Over recent years, mSATA drives have typically been a component that has not been on the forefront of the consumer market, seen only really by OEM manufacturers or by those who opened up their systems. With the market shifting towards smaller and smaller systems, and advances in technology allowing for denser storage and computing power as a whole, we are now seeing mSATA drive appear on the consumer market in greater numbers and more importantly, bigger capacities.
This is not the first time I’ve looked at an mSATA drive, a few months back I had a look at one of ADATA’s smaller capacity drives, the SP300 24GB – aimed more for SSD caching and small OS footprints that require little read and write speeds such as POS systems.

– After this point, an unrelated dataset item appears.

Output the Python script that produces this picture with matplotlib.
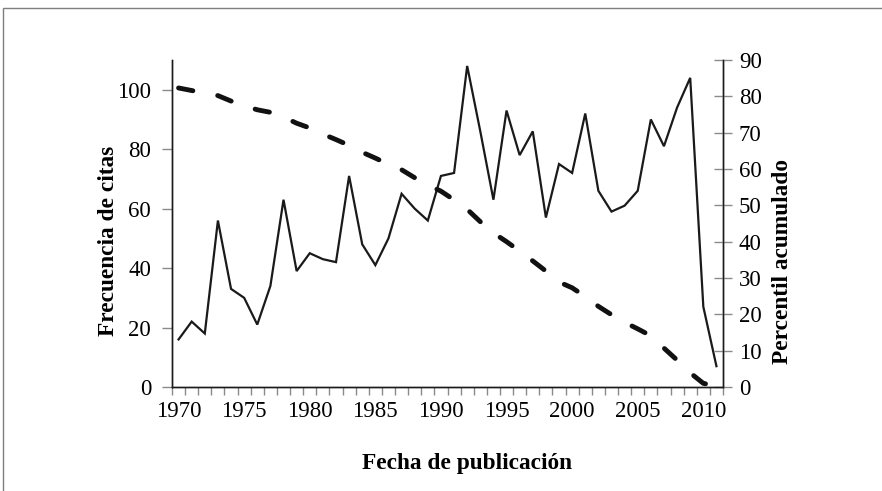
import matplotlib.pyplot as plt
from matplotlib.patches import Rectangle

# datos
anios = list(range(1970, 2012))
citas = [16, 22, 18, 56, 33, 30, 21, 34, 63, 39,
         45, 43, 42, 71, 48, 41, 50, 65, 60, 56,
         71, 72, 108, 86, 63, 93, 78, 86, 57, 75,
         72, 92, 66, 59, 61, 66, 90, 81, 94, 104,
         27, 7]
percentil = [82.3, 81.6, 80.9, 80.2, 78.7, 77.4, 76.3, 75.6, 74.3, 72.6,
             71.3, 69.6, 68.1, 66.5, 64.6, 63.0, 61.3, 59.8, 57.6, 55.6,
             53.9, 51.5, 48.9, 45.5, 42.4, 40.0, 37.4, 34.7, 31.9, 28.9,
             27.3, 24.9, 22.2, 19.9, 17.8, 16.0, 14.1, 10.7, 7.4, 3.9,
             1.0, 0.3]
etiquetas_x = list(range(1970, 2011, 5))

plt.rcParams['font.family'] = ['Liberation Serif', 'DejaVu Serif']

fig = plt.figure(figsize=(8.82, 4.91), dpi=100)

# marco exterior (solo se ven el borde superior e izquierdo)
fig.patches.append(Rectangle((3 / 882, -0.1), 1.2, 1 - 8 / 491 + 0.1,
                             transform=fig.transFigure, fill=False,
                             edgecolor='#7f7f7f', linewidth=1.0))

ax = fig.add_axes([172 / 882, 1 - 387 / 491, (723 - 172) / 882, (387 - 60) / 491])
ax2 = ax.twinx()

ax.plot(anios, citas, color='#1a1a1a', linewidth=1.6, solid_joinstyle='miter')
ax2.plot(anios, percentil, color='#111111', linewidth=3.5,
         dashes=(3.0, 5.2), dash_capstyle='round')

ax.set_xlim(1969.5, 2011.5)
ax.set_ylim(0, 110)
ax.set_yticks(range(0, 101, 20))
ax2.set_ylim(0, 90)
ax2.set_yticks(range(0, 91, 10))

ax.set_xticks(etiquetas_x)
ax.set_xticks([a - 0.5 for a in anios] + [2011.5], minor=True)
ax.tick_params(axis='x', which='major', length=0, pad=10, labelsize=16.5)
ax.tick_params(axis='x', which='minor', length=6, width=1, color='#8a8a8a', direction='out')
ax.tick_params(axis='y', length=7, width=1, color='#8a8a8a', direction='out',
               pad=8, labelsize=16.5)
ax2.tick_params(axis='y', length=13, width=1, color='#8a8a8a', direction='inout',
                pad=5, labelsize=16.5)

for a in (ax, ax2):
    a.spines['top'].set_visible(False)
    for s in ('left', 'right', 'bottom'):
        a.spines[s].set_linewidth(1.0)
        a.spines[s].set_color('#1a1a1a')

fig.text(108 / 882, 1 - 241 / 491, 'Frecuencia de citas', rotation=90,
         ha='center', va='center', fontsize=16.8, fontweight='bold')
fig.text(782 / 882, 1 - 261 / 491, 'Percentil acumulado', rotation=90,
         ha='center', va='center', fontsize=16.8, fontweight='bold')
fig.text(467 / 882, 1 - 463 / 491, 'Fecha de publicación',
         ha='center', va='center', fontsize=16.8, fontweight='bold')

fig.savefig('out.png', dpi=100)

With speeds and capacities now at a level that most users would deem acceptable for day to day use, and the number of systems and motherboards that support them such as laptops and ASUS’ ROG motherboards growing and more importantly the introductions of Intel’s Next Unit of Computing (NUC), seeing what is out there in the mSATA market is something very worth while.
As a manufacturer, ADATA need little to no introduction as they are known to be one of today’s leading manufacturers with products ranging from flash drives to system memory for both the desktop and server markets, as well as SSDs in many different forms plus much more. Having spent such a long time in this field of engineering, ADATA knows what it takes to build a quality product, both on the performance side, as well as the pricing side of things as well.
Moving over to today’s product in hand, the SX300 256GB mSATA SSD, those who took a out NUC review a couple of moths back with recognise this as one of our third party components that we used to test these next generation systems out. and from the outside, the performance that we experienced from the drive didn’t seem all that bad. What’s important though is getting a more in-depth feel of how well these drives perform – mainly against their full blown 2.5″ counterparts that now dominate the consumer storage market.
Like memory, there is nothing included with the drive as it is an as-is product that requires no additional parts or accessories to be included so sliding the drive out of its case, its a quick installation process with only a couple of screws needed in some cases to hold it in place.